** start Source material **

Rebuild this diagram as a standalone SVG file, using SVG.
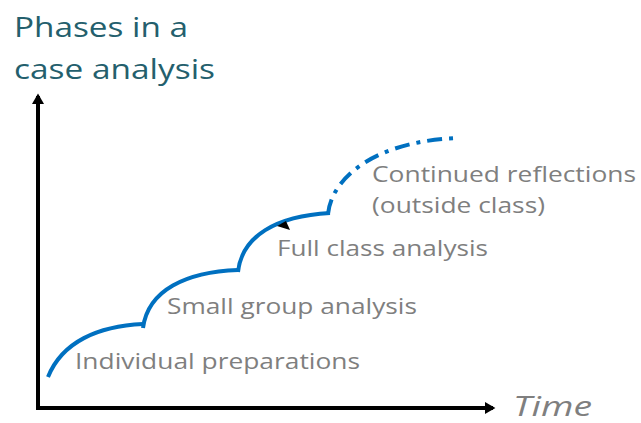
<svg xmlns="http://www.w3.org/2000/svg" width="641" height="423" viewBox="0 0 641 423">
  <style>
    .title { font-family: "Open Sans", "Liberation Sans", sans-serif; font-size: 28px; fill: #245f6d; }
    .label { font-family: "Open Sans", "Liberation Sans", sans-serif; font-size: 22px; fill: #7f7f7f; }
    .axis { fill: none; stroke: #000; stroke-width: 4; }
    .phase { fill: none; stroke: #0070c0; stroke-width: 4; }
    .future { stroke-dasharray: 15 7 4 7; }
  </style>
  <defs>
    <marker id="arrow" markerWidth="4" markerHeight="4" refX="2" refY="2" orient="auto" markerUnits="strokeWidth">
      <path d="M0,0.5 L2.6,2 L0,3.5 Z" fill="#000"/>
    </marker>
  </defs>
  <rect width="641" height="423" fill="#fff"/>

  <g id="title">
    <text class="title" x="14" y="37" textLength="174" lengthAdjust="spacingAndGlyphs">Phases in a</text>
    <text class="title" x="14" y="79" textLength="201" lengthAdjust="spacingAndGlyphs">case analysis</text>
  </g>

  <g id="axes">
    <path class="axis" d="M38,410 L38,96" marker-end="url(#arrow)"/>
    <path class="axis" d="M36,408 L493,408" marker-end="url(#arrow)"/>
    <text class="label" x="513" y="416" style="font-size:27px;font-style:italic" textLength="79" lengthAdjust="spacingAndGlyphs">Time</text>
  </g>

  <g id="connectors">
    <path class="phase" d="M48,377 C62,342 98,326 143,324"/>
    <path class="phase" d="M143,328 C148,290 186,272 238,270"/>
    <path class="phase" d="M238,272 C242,236 276,216 330,213"/>
    <path class="phase future" d="M328,214 C332,175 380,140 460,138"/>
    <polygon points="277,226 286,221 290,230" fill="#000"/>
  </g>

  <g id="individual">
    <text class="label" x="75" y="369" textLength="285" lengthAdjust="spacingAndGlyphs">Individual preparations</text>
  </g>
  <g id="small-group">
    <text class="label" x="167" y="314" textLength="250" lengthAdjust="spacingAndGlyphs">Small group analysis</text>
  </g>
  <g id="full-class">
    <text class="label" x="277" y="256" textLength="211" lengthAdjust="spacingAndGlyphs">Full class analysis</text>
  </g>
  <g id="continued">
    <text class="label" x="372" y="182" textLength="264" lengthAdjust="spacingAndGlyphs">Continued reflections</text>
    <text class="label" x="372" y="213" textLength="173" lengthAdjust="spacingAndGlyphs">(outside class)</text>
  </g>
</svg>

** end Source material **

▶ **The request**
Leave out the pictures and print every line of the data exactly.

▶ **Written answer**
Rebuild this diagram as a standalone SVG file, using SVG.
<svg xmlns="http://www.w3.org/2000/svg" width="641" height="423" viewBox="0 0 641 423">
  <style>
    .title { font-family: "Open Sans", "Liberation Sans", sans-serif; font-size: 28px; fill: #245f6d; }
    .label { font-family: "Open Sans", "Liberation Sans", sans-serif; font-size: 22px; fill: #7f7f7f; }
    .axis { fill: none; stroke: #000; stroke-width: 4; }
    .phase { fill: none; stroke: #0070c0; stroke-width: 4; }
    .future { stroke-dasharray: 15 7 4 7; }
  </style>
  <defs>
    <marker id="arrow" markerWidth="4" markerHeight="4" refX="2" refY="2" orient="auto" markerUnits="strokeWidth">
      <path d="M0,0.5 L2.6,2 L0,3.5 Z" fill="#000"/>
    </marker>
  </defs>
  <rect width="641" height="423" fill="#fff"/>

  <g id="title">
    <text class="title" x="14" y="37" textLength="174" lengthAdjust="spacingAndGlyphs">Phases in a</text>
    <text class="title" x="14" y="79" textLength="201" lengthAdjust="spacingAndGlyphs">case analysis</text>
  </g>

  <g id="axes">
    <path class="axis" d="M38,410 L38,96" marker-end="url(#arrow)"/>
    <path class="axis" d="M36,408 L493,408" marker-end="url(#arrow)"/>
    <text class="label" x="513" y="416" style="font-size:27px;font-style:italic" textLength="79" lengthAdjust="spacingAndGlyphs">Time</text>
  </g>

  <g id="connectors">
    <path class="phase" d="M48,377 C62,342 98,326 143,324"/>
    <path class="phase" d="M143,328 C148,290 186,272 238,270"/>
    <path class="phase" d="M238,272 C242,236 276,216 330,213"/>
    <path class="phase future" d="M328,214 C332,175 380,140 460,138"/>
    <polygon points="277,226 286,221 290,230" fill="#000"/>
  </g>

  <g id="individual">
    <text class="label" x="75" y="369" textLength="285" lengthAdjust="spacingAndGlyphs">Individual preparations</text>
  </g>
  <g id="small-group">
    <text class="label" x="167" y="314" textLength="250" lengthAdjust="spacingAndGlyphs">Small group analysis</text>
  </g>
  <g id="full-class">
    <text class="label" x="277" y="256" textLength="211" lengthAdjust="spacingAndGlyphs">Full class analysis</text>
  </g>
  <g id="continued">
    <text class="label" x="372" y="182" textLength="264" lengthAdjust="spacingAndGlyphs">Continued reflections</text>
    <text class="label" x="372" y="213" textLength="173" lengthAdjust="spacingAndGlyphs">(outside class)</text>
  </g>
</svg>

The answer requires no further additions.